OMG! Look at this! I don’t believe it.

Yes, that’s the first coat of varnish going onto my soooo smooth floors. The floor guy did a great job, helped no doubt by the fact the timber in this house is just perfect. There is one knot hole in the whole 3 rooms (of course it’s in the middle of the bedroom, no doubt will be on the visible end of the bed). There’s not a crack between boards, and even the water stains that were there after we lifted the carpet have totally gone. (My parents were very good at overwatering potted plants, especially ones sitting on the floor. I on the other hand just put them in places where they blow over at regular intervals and make the carpet muddy!) I can’t wait for the morning to see if they really look as good as I thought they did as I backed out the front door. One more reason to love this house. I have the three varnished areas shut off, still have a large house to move around in (well I would have if it didn’t contain all the stuff from the rest of it), and most importantly can get to the bathroom, kitchen and bedroom easily. Even varnishing, the bedroom was the only room that only had one exit. I’ll always remember Aunty Holly would always get lost when going to the bathroom here, she could never remember which direction to go, and never seemed to get that no matter which way you went, you’d go around. Very different to her own hall down the middle house. I keep thinking there must be something terribly wrong with the varnish I put on, because I thought it was easy. Everyone has made such a fuss about how hard it is to varnish your floors. It was… fun. I used a Teflon roller for the first coat. As instructed by the pro I rolled across the grain first then before reloading the roller rolled down the grain.
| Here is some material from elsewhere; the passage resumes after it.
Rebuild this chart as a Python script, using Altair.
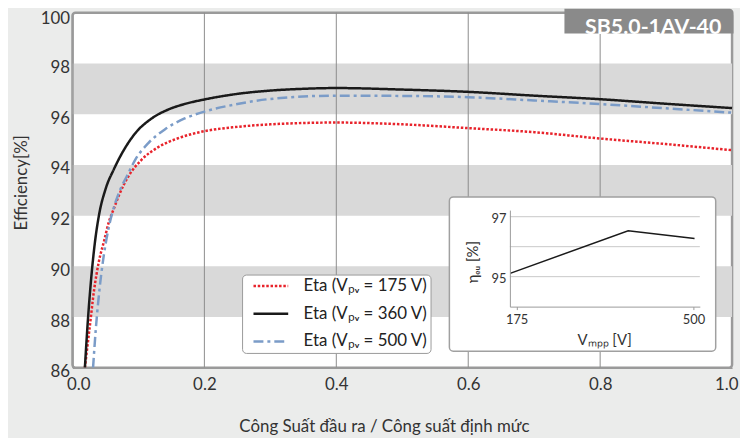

Rollers only leave bubbles he said if it is so warm the varnish sets before the bubbles flatten. I guess we’ll see tomorrow. I’ll use the recommended lambs wool pad thingy for the next coat/s. Second coat will be harder to see where it’s been I guess, but it’s satin not gloss so hopefully it won’t show up too badly. I ended up going with Feast Watson Floor Clear, because it says it is abrasion resistant and lower odour. So far I can barely smell it this end of the house, so I haven’t decamped as planned.

OMG I have polished wood floors. It’s like a dream. Nobody wake me.


Surprise! Big surprise today – the guy sanding the floors trimmed back the bit of carpet in the doorway between the lounge/new study and the living room and the board under it was polished. Strange, I remember when we pulled all the old carpet out and laid this one 14 years ago, but I have no memory of the living room being polished. I knew the sunroom and small bedrooms were polished, because Mum and Dad had them carpeted soon after we moved in. I knew the lounge and hall and bedroom that I’ve just stripped had carpet on them from the beginning (it was still there when we moved in – mushroom in the bedroom and lounge, gold in the living room and hall,) but I simply don’t remember the living room having been polished under the carpet. This is the best news. Now if I can just find an economic way to line the ceiling of the downstairs flat to cut the noise I can strip up the rest of the carpets and simply buff the floors, no need for deep sanding like the unfinished boards received today.

For once this house has a surprise for me that doesn’t mean spending more money and more time and making even  simple jobs complicated.